The posting of over 90,000 classified US government documents by Wikileaks has raised fresh questions about the US strategy in Afghanistan. Leaking of classified information, particularly on this scale, has the potential to damage US national security interests and in general should be discouraged. Much of the information from the classified US government documents released over the weekend by Wikileaks was already known to those observing the war over the last nine years. The challenges the US faces in fighting a counterinsurgency war in Afghanistan and in obtaining full Pakistani cooperation in this effort have been well-documented in the media over the last several years.

Indeed some of the challenges the documents point to, such as high Afghan civilian casualties, have been rectified in the new counterinsurgency strategy first introduced in August 2009 by General McChrystal and now being implemented by General Petraeus. Thus the Wikileaks expose should not be used to argue that the US strategy in Afghanistan is doomed to failure. The US strategy in Afghanistan has been refined over the last year and new US troops and civilian resources are pouring into the country. The new counterinsurgency strategy is sound and should be given time to succeed.
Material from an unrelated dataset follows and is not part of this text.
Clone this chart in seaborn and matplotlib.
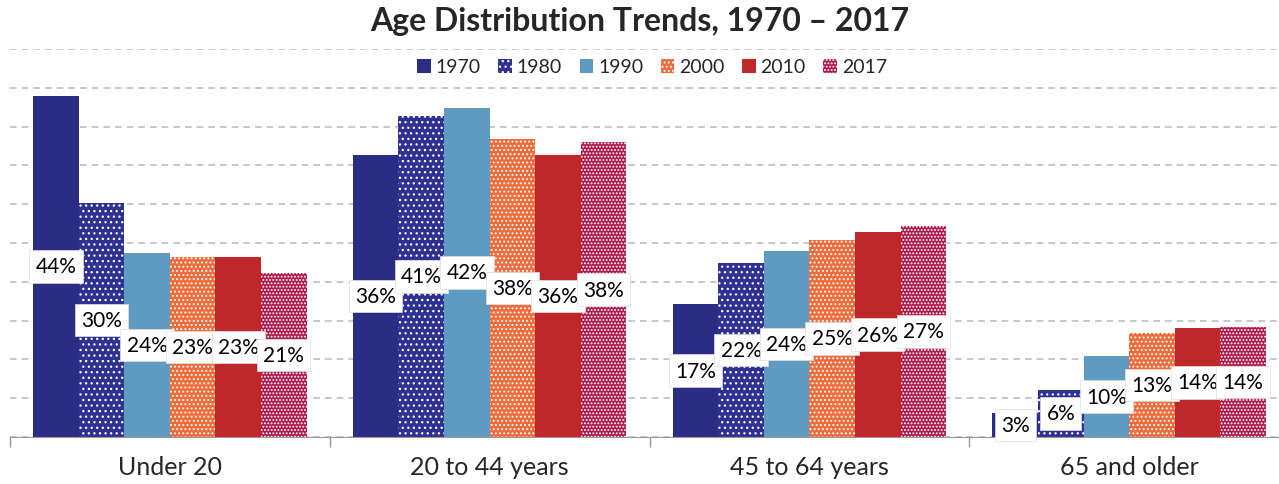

The leaked documents do reveal a level of US frustration with Pakistan’s dual policy of fighting some extremists while harboring others that is not always apparent in US official statements praising Pakistan as a steadfast ally in the war on terrorism. Given the continuing challenges posed by Pakistan’s ambiguous policy toward terrorism in the region, the Obama administration must consider carefully whether its current Pakistan policy is providing sufficient dividends or whether it needs to be recalibrated in ways that convince the Pakistanis to shift their strategy toward the Taliban in more fundamental ways.